Während die erste Auslegung also nicht einmal die Scheidung zugesteht, erlaubt die dritte sogar die Wiederheirat. Wer hat hier Recht? Eine Antwort ist schwierig. Die erste Auslegung ist in meinen Augen sophistisch (spitzfindig, haarspalterisch). Wenn Paulus wirklich sagen wollte, was die erste Theorie behauptet, hätte er es dann nicht klarer gesagt? Wer kann schon auf den Gedanken kommen, dass douloô bedeutet, sich nicht mehr dem Partner verpflichtet zu fühlen, dass es aber nicht bedeutet, was man eigentlich aus dem Zusammenhang schließen würde, nämlich nicht mehr durch die Ehe an den anderen gebunden zu sein? Und was soll denn der gläubige Teil machen, möchte man fragen, wenn der Ungläubige nach der Scheidung einen anderen heiratet? Soll er oder sie dann immer noch an der Ehe festhalten und auf eine Rückkehr warten, was ja nicht einmal mit dem Alten Testament vereinbar wäre (vgl. 5Mose 24, 4)?

Warum sollte der unschuldig
geschiedene Partner neben dem Leid der Scheidung auch noch die lebenslange Last der Ehelosigkeit tragen?

Die zweite Auslegung ist ernster zu nehmen. Sie betrachtet die Ehe als beendet, rechnet auch damit, dass der ungläubige Teil einen anderen heiratet, so dass eine Rückkehr ausgeschlossen ist, verlangt aber vom gläubigen Teil die Ehelosigkeit. Doch hier wird man zumindest fragen dürfen, ob Paulus, gerade auch angesichts seiner Aussage in Vers 9, wirklich eine erneute Heirat ausgeschlossen hat. Kann man nicht auch das Wörtlein douloô in Vers 15 so interpretieren, dass Paulus damit nicht nur den gläubigen Partner vom Versklavtsein an die erste Ehe freispricht, sondern zugleich die Perspektive einer neuen Ehe eröffnet? Warum sollte denn der unschuldig geschiedene Partner neben dem Leid der Scheidung, zu der er ja nichts kann, auch noch die lebenslange Last der Ehelosigkeit tragen, obwohl der Schöpfer uns doch für die Zweisamkeit geschaffen hat? Mit diesen Fragen, so fiel mir beim Studium der Literatur auf, haben sich die Theologen der beiden ersten Theorien kaum auseinandergesetzt.
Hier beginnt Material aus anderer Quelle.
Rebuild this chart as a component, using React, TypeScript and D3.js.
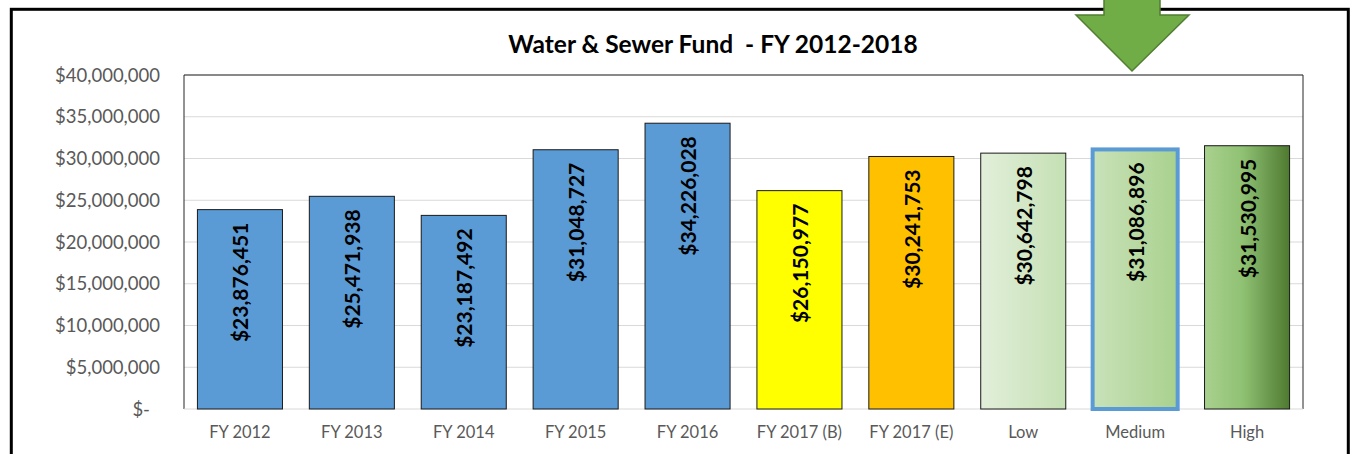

Doch gerade in exegetischen Zweifelsfällen darf der Blick auf die praktische Theologie, auf die Seelsorge nicht fehlen. So denke ich denn, dass ein Zusammengehen von verantwortlicher Exegese und Seelsorge zu etwa folgendem Fazit kommen wird:

Jede Ehescheidung ist eine Scheidung zu viel. Gott will weder Scheidung noch Wiederheirat. In zwei Fällen kann jedoch eine Scheidung als Ausnahme unumgänglich sein: wenn ein Partner in Unzucht lebt oder wenn der ungläubige Teil ausdrücklich die Scheidung verlangt. In solchen Fällen muss der gläubige Partner nicht an der Ehe festhalten, sondern darf sich scheiden lassen. Wenn er dann dem apostolischen Rat zur Ehelosigkeit (vgl. 1Kor 7,40) nicht imstande ist zu folgen, mag er unter Gottes Führung eine weitere Ehe eingehen.

Anhang

Um in der Öffentlichkeit deutlich zu machen, dass Scheidung und Wiederheirat grundsätzlich nicht dem Willen Gottes entsprechen, sollte überlegt werden, ob auf eine öffentliche kirchliche Trauung nicht verzichtet werden kann. Bei Wiederheirat von kirchlichen Amtsträgern (Pastor, Ältester, Bischof) nach vorangegangener Scheidung sollte der erneut heiratende Geistliche mindestens versetzt werden, wenn nicht gar auf sein Amt verzichten; denn die Lebensführung kirchlicher Amtsträger hat eine hohe Vorbildfunktion und eine große, das sittliche Bewusstsein der Gemeinde und Öffentlichkeit prägende Kraft.